The goal of any fight training you undertake should be to quickly push an opponent off-balance, kick or throw them to the ground, and disable them. Obviously, the first opportunity that presents itself for escape should be taken. It is difficult to deliver fight ending blows in the standing phase unless you are a trained striker with knockout power and your opponent is untrained and gives you the space to strike effectively. It is also difficult to end a fight by throwing someone or taking them to the ground, unless they land on something sharp or hard that knocks them out or breaks something. Various jui-jitsu ground grappling techniques for maiming limbs or choking someone unconscious can be very effective and quick if they are trained extensively. However, for most people, it is in the transition period between standing and being on the ground, the brief period of time when your adversary is falling, that a dominant position can be established with which to end the fight. Several crushing blows to the throat may be all it takes. Alternatively, the several seconds that it takes an opponent to recover from being thrown could afford you the time to draw and fire your concealed weapon, deploy a knife etc.
For these reasons, a practical martial arts program that spends time addressing each of these “fight phases” is a good starting point for someone looking to broaden the spectrum of their self defense responses. I can give general recommendations on what to look for and what to avoid:
A clean, well organized gym/dojo with clear and up front fee payment schedules.
A curriculum that emphasizes practical techniques and instructors with a “use what works” attitude.
A curriculum that comprehensively addresses ground fighting and grappling.
An environment that fosters the personal testing and evaluation of techniques through sparring and open-roll grappling sessions (not only among students, but instructors as well—do they talk about and evaluate techniques outside of class?)
A supportive and fun learning environment.
Someone’s garage with dubious credentials.
Chaotic “we all teach each other” peer instruction type groups.
Gyms/dojos that are dirty and not well taken care of (seriously, MRSA and ringworm abound on dirty mats).
A one-dimensional curriculum that focuses exclusively on stand up striking, ignoring grappling and take-downs or vice-versa.

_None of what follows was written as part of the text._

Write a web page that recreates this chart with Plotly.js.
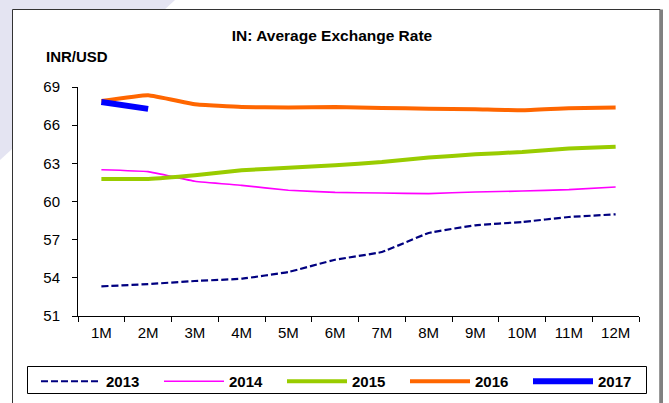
<!DOCTYPE html>
<html>
<head>
<meta charset="utf-8">
<script src="https://cdn.plot.ly/plotly-3.0.1.min.js"></script>
<style>
  html, body { margin: 0; padding: 0; background: #ffffff; }
  #chart { width: 669px; height: 403px; }
</style>
</head>
<body>
<div id="chart"></div>
<script>
// Month-of-year categories
const months = ['1M', '2M', '3M', '4M', '5M', '6M', '7M', '8M', '9M', '10M', '11M', '12M'];

// Average INR/USD rate by month, one array per year
const y2013 = [53.33, 53.51, 53.75, 53.93, 54.46, 55.42, 56.03, 57.52, 58.13, 58.39, 58.78, 58.99];
const y2014 = [62.50, 62.35, 61.59, 61.27, 60.88, 60.72, 60.67, 60.62, 60.75, 60.82, 60.93, 61.14];
const y2015 = [61.77, 61.77, 62.06, 62.45, 62.66, 62.84, 63.10, 63.45, 63.71, 63.89, 64.16, 64.31];
const y2016 = [67.90, 68.35, 67.64, 67.43, 67.38, 67.43, 67.35, 67.30, 67.25, 67.17, 67.33, 67.38];
const y2017 = [67.82, 67.28];

const yTicks = [51, 54, 57, 60, 63, 66, 69];

const FONT = 'Liberation Sans, Arial, sans-serif';

// Plot area in pixels (used to place decorations in paper units)
const W = 669, H = 403;
const M = { l: 78, r: 30, t: 87, b: 87, autoexpand: false };
const PW = W - M.l - M.r, PH = H - M.t - M.b;
const px = x => (x - M.l) / PW;
const py = y => (H - M.b - y) / PH;

function series(name, values, color, width, dash) {
  return {
    type: 'scatter',
    mode: 'lines',
    name: name,
    x: months.slice(0, values.length),
    y: values,
    line: { color: color, width: width, dash: dash || 'solid', shape: 'spline', smoothing: 0.3 },
    hoverinfo: 'x+y+name'
  };
}

const traces = [
  series('2013', y2013, '#000080', 2.2, '7px,3px'),
  series('2014', y2014, '#FF00FF', 1.6),
  series('2015', y2015, '#99CC00', 4),
  series('2016', y2016, '#FF6600', 4),
  series('2017', y2017, '#0000FF', 6)
];

const layout = {
  width: W,
  height: H,
  margin: M,
  paper_bgcolor: '#ffffff',
  plot_bgcolor: 'rgba(0,0,0,0)',
  font: { family: FONT, size: 15, color: '#000000' },
  showlegend: true,
  title: {
    text: '<b>IN: Average Exchange Rate</b>',
    font: { family: FONT, size: 15.5, color: '#000000' },
    xref: 'container', x: 332 / W, xanchor: 'center',
    yref: 'container', y: 1 - 36 / H, yanchor: 'middle'
  },
  xaxis: {
    type: 'category',
    categoryorder: 'array',
    categoryarray: months,
    range: [-0.5, 11.5],
    tickson: 'boundaries',
    ticks: 'outside',
    ticklen: 5,
    ticklabelstandoff: 3,
    tickcolor: '#000000',
    showline: true,
    linecolor: '#000000',
    linewidth: 1,
    showgrid: false,
    zeroline: false,
    tickfont: { family: FONT, size: 15, color: '#000000' },
    fixedrange: true
  },
  yaxis: {
    range: [51, 69],
    tickvals: yTicks,
    ticktext: yTicks.map(String),
    ticks: 'outside',
    ticklen: 5,
    ticklabelstandoff: 9,
    tickcolor: '#000000',
    showline: true,
    linecolor: '#000000',
    linewidth: 1,
    showgrid: false,
    zeroline: false,
    tickfont: { family: FONT, size: 15, color: '#000000' },
    fixedrange: true
  },
  legend: {
    orientation: 'h',
    xref: 'paper', x: px(36), xanchor: 'left',
    yref: 'paper', y: py(365), yanchor: 'top',
    borderwidth: 0,
    bgcolor: 'rgba(0,0,0,0)',
    itemwidth: 60,
    entrywidth: 48,
    entrywidthmode: 'pixels',
    traceorder: 'normal',
    font: { family: FONT, size: 15, color: '#000000', weight: 'bold' }
  },
  annotations: [{
    text: '<b>INR/USD</b>',
    xref: 'paper', x: px(44), xanchor: 'left',
    yref: 'paper', y: py(56), yanchor: 'middle',
    showarrow: false,
    font: { family: FONT, size: 15, color: '#000000' }
  }],
  shapes: [
    // pale corner wedge behind the frame
    {
      type: 'path', layer: 'below', xref: 'paper', yref: 'paper',
      path: 'M ' + px(0) + ' ' + py(0) + ' L ' + px(175) + ' ' + py(0) + ' L ' + px(0) + ' ' + py(160) + ' Z',
      fillcolor: '#e4e4f2', line: { width: 0 }
    },
    // chart frame
    {
      type: 'rect', layer: 'below', xref: 'paper', yref: 'paper',
      x0: px(12.5), x1: px(660), y0: py(410), y1: py(9.5),
      fillcolor: '#ffffff', line: { color: '#333333', width: 1 }
    },
    // heavier right edge of the frame
    {
      type: 'line', layer: 'below', xref: 'paper', yref: 'paper',
      x0: px(661.5), x1: px(661.5), y0: py(410), y1: py(9.5),
      line: { color: '#808080', width: 3 }
    },
    // legend box
    {
      type: 'rect', layer: 'above', xref: 'paper', yref: 'paper',
      x0: px(27.5), x1: px(646.5), y0: py(393.5), y1: py(366.5),
      fillcolor: 'rgba(0,0,0,0)', line: { color: '#000000', width: 1 }
    }
  ]
};

Plotly.newPlot('chart', traces, layout, { displayModeBar: false, staticPlot: true });
</script>
</body>
</html>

Instructors that seem manic, macho, aggressive/defensive, have various ego issues, are unwilling to entertain questions that challenge the utility or execution of particular techniques, or that you get a “funny feeling” from.

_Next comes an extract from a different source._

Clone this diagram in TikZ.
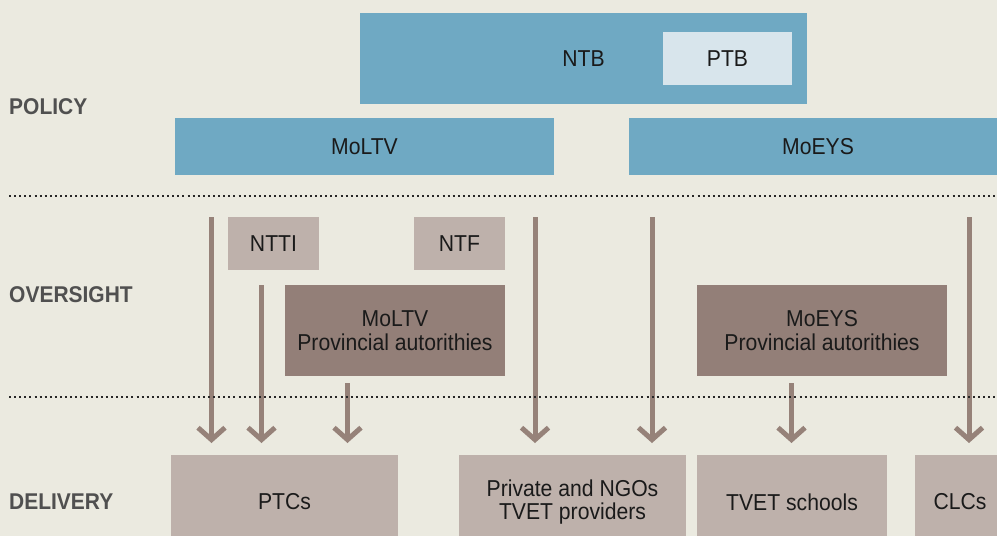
\documentclass[tikz,border=0pt]{standalone}
\usepackage{fontspec}
\setmainfont[FakeStretch=0.92]{Liberation Sans}
\usetikzlibrary{arrows.meta}
\definecolor{bgc}{HTML}{EBEAE0}
\definecolor{bluec}{HTML}{6FA9C3}
\definecolor{ptbc}{HTML}{D8E5EC}
\definecolor{lightc}{HTML}{BEB1AB}
\definecolor{darkc}{HTML}{937F78}
\definecolor{arrc}{HTML}{968279}
\definecolor{labc}{HTML}{505050}
\definecolor{txtc}{HTML}{1A1A1A}
\tikzset{
  box/.style={inner sep=0pt, outer sep=0pt, text=txtc, align=center,
    font=\fontsize{23}{23.5}\selectfont},
  bluebox/.style={box, fill=bluec},
  ptbbox/.style={box, fill=ptbc},
  lightbox/.style={box, fill=lightc},
  darkbox/.style={box, fill=darkc},
  lev/.style={anchor=west, text=labc, inner sep=0pt, font=\fontsize{22.8}{24}\selectfont\bfseries},
  flow/.style={draw=arrc, line width=5pt, -{Straight Barb[length=12pt,width=27pt]}, shorten >=12pt},
  dots/.style={draw=black!85, line width=2.5pt, dash pattern=on 2pt off 3.1pt}
}
\begin{document}
\begin{tikzpicture}[x=1pt,y=-1pt]
\useasboundingbox (0,0) rectangle (997,536);
\fill[bgc] (0,0) rectangle (997,536);
\clip (0,0) rectangle (997,536);

% policy
\node[bluebox, minimum width=447pt, minimum height=91pt] (NTB) at (583.5,58.5) {NTB};
\node[ptbbox, minimum width=129pt, minimum height=53pt] (PTB) at (727.5,58.5) {PTB};
\node[bluebox, minimum width=379pt, minimum height=57pt] (MoLTV) at (364.5,146.5) {MoLTV};
\node[bluebox, minimum width=378pt, minimum height=57pt] (MoEYS) at (818,146.5) {MoEYS};

% oversight
\node[lightbox, minimum width=91pt, minimum height=53pt] (NTTI) at (273.5,243.5) {NTTI};
\node[lightbox, minimum width=91pt, minimum height=53pt] (NTF) at (459.5,243.5) {NTF};
\node[darkbox, minimum width=220pt, minimum height=91pt] (MPA) at (395,330.5) {MoLTV\\Provincial autorithies};
\node[darkbox, minimum width=250pt, minimum height=91pt] (EPA) at (822,330.5) {MoEYS\\Provincial autorithies};

% delivery
\node[lightbox, minimum width=227pt, minimum height=94pt] (PTC) at (284.5,502) {PTCs};
\node[lightbox, minimum width=227pt, minimum height=94pt] (PRV) at (572.5,502) {Private and NGOs\\TVET providers};
\node[lightbox, minimum width=190pt, minimum height=94pt] (TVS) at (792,502) {TVET schools};
\node[lightbox, minimum width=90pt, minimum height=94pt] (CLC) at (960,502) {CLCs};

% level labels
\node[lev] (LP) at (9,107) {POLICY};
\node[lev] (LO) at (9,295) {OVERSIGHT};
\node[lev] (LD) at (9,502) {DELIVERY};

% arrow starts
\coordinate (s1) at (211.5,217);
\coordinate (s2) at (261.5,285);
\coordinate (s3) at (347.5,383);
\coordinate (s4) at (535,217);
\coordinate (s5) at (652,217);
\coordinate (s6) at (791.5,383);
\coordinate (s7) at (969,217);

\draw[flow] (s1) -- (s1 |- PTC.north);
\draw[flow] (s2) -- (s2 |- PTC.north);
\draw[flow] (s3) -- (s3 |- PTC.north);
\draw[flow] (s4) -- (s4 |- PRV.north);
\draw[flow] (s5) -- (s5 |- PRV.north);
\draw[flow] (s6) -- (s6 |- TVS.north);
\draw[flow] (s7) -- (s7 |- CLC.north);

% dotted separators
\coordinate (d1a) at (9,196);
\coordinate (d1b) at (997,196);
\coordinate (d2a) at (9,397);
\coordinate (d2b) at (997,397);
\draw[dots] (d1a) -- (d1b);
\draw[dots] (d2a) -- (d2b);
\end{tikzpicture}
\end{document}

Generally speaking, a well-rounded mixed martial arts (MMA) gym should be able to provide a good solid foundation in all of the these fight phases. However, you should focus your training as much as possible on real-world type conflicts and be aware that stand-up striking, throws, and ground grappling are not ends in themselves. Your practice of these techniques should always focus on the transitions between these fight phases with the goal of disabling your adversary as quickly as possible while maintaining a dominant position. Muay-thai boxing with emphasis on knees and elbows, coupled with judo-style throws and wrestling take-downs, and finished off with Brazilian jiu-jitsu ground grappling would provide a solid combatives foundation for anyone seeking to improve their defensive capabilities. Further areas of specialty instruction relating to weapons disarmament (Krav-Maga) and knife fighting may have to be pursued in other venues, but the foundation you receive in MMA will carry over into any other martial arts program you pursue.
I recommend MMA for beginners because I have found it is the fastest, most efficient and economical way to train someone to lethal ability and give them an all-around combative flexibility that any single discipline cannot provide. Six months of going 2-3 times per week to an MMA gym should give you a good depth of standup striking, the effective use of several different throws and takedowns, a variety of ground grappling submissions and the ability to handle almost any conflict you may run into. Additionally, an MMA curriculum will allow you to understand the contributions made by many different disciplines to the art of fighting without succumbing to the narrow-mindedness of brand myopia. This should allow you to continue your journey into the world of martial arts with an open mind and allow you to rapidly develop effective ability in self defense.
On a personal note, I would highly recommend Brazilian jiu-jitsu and/or judo to women and children who may have doubts about the training the striking components of fighting. It’s fun to roll around and use leverage and technique to negate strength and weight disparities and has practical real-world application in situations when women and children are almost always outclassed by stronger, larger opponents. However, sooner or later, striking should be integrated into their defensive array, as it has its place in ground fighting as well.
A pleasant side effect of MMA training (especially the open roll and sparring sessions which you should avail yourself of at every opportunity) is the physical conditioning, the increased self-confidence, the comraderie with your training partners, but perhaps most importantly, the aggressive “fight instinct” which inherently develops as a result of repeated close physical struggle against trained opponents.
I hope this article has been informative and will help to set people on the right path. Only so much can be written and hypothecated—the proof is in the doing. Get out there and train.
All the best,
*Talk to an experienced peace officer or body language expert if you feel you could use more training in threat assessment. Ask your local law enforcement department about citizen tag-alongs with one of their patrol units. This is a valuable opportunity to gain insight into the types of threats that police officers face daily on the streets in your area, how they assess and respond to these threats, as well as your local department’s policies and attitudes when interacting with the citizenry.